(A run of records)
··········

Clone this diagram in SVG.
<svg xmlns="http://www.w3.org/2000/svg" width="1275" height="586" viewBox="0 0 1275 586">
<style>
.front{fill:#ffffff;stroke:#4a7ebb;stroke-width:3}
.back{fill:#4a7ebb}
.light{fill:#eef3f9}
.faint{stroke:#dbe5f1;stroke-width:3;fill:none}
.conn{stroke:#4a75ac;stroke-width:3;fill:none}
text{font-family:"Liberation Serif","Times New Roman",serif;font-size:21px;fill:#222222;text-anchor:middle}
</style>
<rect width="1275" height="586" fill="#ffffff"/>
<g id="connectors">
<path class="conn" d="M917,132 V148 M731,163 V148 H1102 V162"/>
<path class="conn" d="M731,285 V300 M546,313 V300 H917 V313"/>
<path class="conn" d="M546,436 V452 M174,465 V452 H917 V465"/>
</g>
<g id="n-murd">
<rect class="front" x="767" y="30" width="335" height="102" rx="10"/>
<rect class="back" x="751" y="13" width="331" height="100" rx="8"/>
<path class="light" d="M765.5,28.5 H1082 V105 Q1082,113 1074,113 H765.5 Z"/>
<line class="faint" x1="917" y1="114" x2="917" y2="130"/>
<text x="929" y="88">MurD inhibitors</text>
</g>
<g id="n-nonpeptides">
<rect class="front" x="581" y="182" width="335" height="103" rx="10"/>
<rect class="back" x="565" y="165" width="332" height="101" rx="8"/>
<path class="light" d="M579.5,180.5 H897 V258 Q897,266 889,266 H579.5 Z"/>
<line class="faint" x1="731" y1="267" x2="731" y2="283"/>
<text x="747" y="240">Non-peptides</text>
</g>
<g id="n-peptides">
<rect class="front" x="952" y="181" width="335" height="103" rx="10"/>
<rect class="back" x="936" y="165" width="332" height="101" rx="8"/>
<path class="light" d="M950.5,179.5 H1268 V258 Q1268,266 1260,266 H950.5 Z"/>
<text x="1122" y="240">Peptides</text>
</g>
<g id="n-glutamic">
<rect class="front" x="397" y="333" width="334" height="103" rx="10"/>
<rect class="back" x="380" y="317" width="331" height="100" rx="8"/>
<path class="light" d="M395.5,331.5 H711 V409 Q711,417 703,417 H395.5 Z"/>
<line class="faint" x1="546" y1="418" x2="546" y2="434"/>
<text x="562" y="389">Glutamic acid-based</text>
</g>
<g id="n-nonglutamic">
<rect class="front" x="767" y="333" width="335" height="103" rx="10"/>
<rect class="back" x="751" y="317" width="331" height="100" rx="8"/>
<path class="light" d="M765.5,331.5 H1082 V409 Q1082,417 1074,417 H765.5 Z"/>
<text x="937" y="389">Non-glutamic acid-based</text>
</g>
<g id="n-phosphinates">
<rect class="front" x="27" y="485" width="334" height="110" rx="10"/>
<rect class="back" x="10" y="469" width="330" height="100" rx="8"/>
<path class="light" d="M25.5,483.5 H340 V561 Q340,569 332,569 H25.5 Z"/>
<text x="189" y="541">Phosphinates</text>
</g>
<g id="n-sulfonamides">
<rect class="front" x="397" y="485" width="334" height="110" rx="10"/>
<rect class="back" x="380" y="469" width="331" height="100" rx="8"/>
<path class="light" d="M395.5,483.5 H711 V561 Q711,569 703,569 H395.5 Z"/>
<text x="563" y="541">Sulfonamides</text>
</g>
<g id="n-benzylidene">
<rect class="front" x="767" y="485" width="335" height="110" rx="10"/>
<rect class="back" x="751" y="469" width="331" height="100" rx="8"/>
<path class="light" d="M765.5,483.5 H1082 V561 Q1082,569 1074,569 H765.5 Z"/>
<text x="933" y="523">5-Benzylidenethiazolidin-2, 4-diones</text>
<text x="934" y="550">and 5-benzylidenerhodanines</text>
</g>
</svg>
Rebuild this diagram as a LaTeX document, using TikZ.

··········

OBJECTIVE — Exactly reproduce every line found in the records.

THE REPLY —
Clone this diagram in SVG.
<svg xmlns="http://www.w3.org/2000/svg" width="1275" height="586" viewBox="0 0 1275 586">
<style>
.front{fill:#ffffff;stroke:#4a7ebb;stroke-width:3}
.back{fill:#4a7ebb}
.light{fill:#eef3f9}
.faint{stroke:#dbe5f1;stroke-width:3;fill:none}
.conn{stroke:#4a75ac;stroke-width:3;fill:none}
text{font-family:"Liberation Serif","Times New Roman",serif;font-size:21px;fill:#222222;text-anchor:middle}
</style>
<rect width="1275" height="586" fill="#ffffff"/>
<g id="connectors">
<path class="conn" d="M917,132 V148 M731,163 V148 H1102 V162"/>
<path class="conn" d="M731,285 V300 M546,313 V300 H917 V313"/>
<path class="conn" d="M546,436 V452 M174,465 V452 H917 V465"/>
</g>
<g id="n-murd">
<rect class="front" x="767" y="30" width="335" height="102" rx="10"/>
<rect class="back" x="751" y="13" width="331" height="100" rx="8"/>
<path class="light" d="M765.5,28.5 H1082 V105 Q1082,113 1074,113 H765.5 Z"/>
<line class="faint" x1="917" y1="114" x2="917" y2="130"/>
<text x="929" y="88">MurD inhibitors</text>
</g>
<g id="n-nonpeptides">
<rect class="front" x="581" y="182" width="335" height="103" rx="10"/>
<rect class="back" x="565" y="165" width="332" height="101" rx="8"/>
<path class="light" d="M579.5,180.5 H897 V258 Q897,266 889,266 H579.5 Z"/>
<line class="faint" x1="731" y1="267" x2="731" y2="283"/>
<text x="747" y="240">Non-peptides</text>
</g>
<g id="n-peptides">
<rect class="front" x="952" y="181" width="335" height="103" rx="10"/>
<rect class="back" x="936" y="165" width="332" height="101" rx="8"/>
<path class="light" d="M950.5,179.5 H1268 V258 Q1268,266 1260,266 H950.5 Z"/>
<text x="1122" y="240">Peptides</text>
</g>
<g id="n-glutamic">
<rect class="front" x="397" y="333" width="334" height="103" rx="10"/>
<rect class="back" x="380" y="317" width="331" height="100" rx="8"/>
<path class="light" d="M395.5,331.5 H711 V409 Q711,417 703,417 H395.5 Z"/>
<line class="faint" x1="546" y1="418" x2="546" y2="434"/>
<text x="562" y="389">Glutamic acid-based</text>
</g>
<g id="n-nonglutamic">
<rect class="front" x="767" y="333" width="335" height="103" rx="10"/>
<rect class="back" x="751" y="317" width="331" height="100" rx="8"/>
<path class="light" d="M765.5,331.5 H1082 V409 Q1082,417 1074,417 H765.5 Z"/>
<text x="937" y="389">Non-glutamic acid-based</text>
</g>
<g id="n-phosphinates">
<rect class="front" x="27" y="485" width="334" height="110" rx="10"/>
<rect class="back" x="10" y="469" width="330" height="100" rx="8"/>
<path class="light" d="M25.5,483.5 H340 V561 Q340,569 332,569 H25.5 Z"/>
<text x="189" y="541">Phosphinates</text>
</g>
<g id="n-sulfonamides">
<rect class="front" x="397" y="485" width="334" height="110" rx="10"/>
<rect class="back" x="380" y="469" width="331" height="100" rx="8"/>
<path class="light" d="M395.5,483.5 H711 V561 Q711,569 703,569 H395.5 Z"/>
<text x="563" y="541">Sulfonamides</text>
</g>
<g id="n-benzylidene">
<rect class="front" x="767" y="485" width="335" height="110" rx="10"/>
<rect class="back" x="751" y="469" width="331" height="100" rx="8"/>
<path class="light" d="M765.5,483.5 H1082 V561 Q1082,569 1074,569 H765.5 Z"/>
<text x="933" y="523">5-Benzylidenethiazolidin-2, 4-diones</text>
<text x="934" y="550">and 5-benzylidenerhodanines</text>
</g>
</svg>
Rebuild this diagram as a LaTeX document, using TikZ.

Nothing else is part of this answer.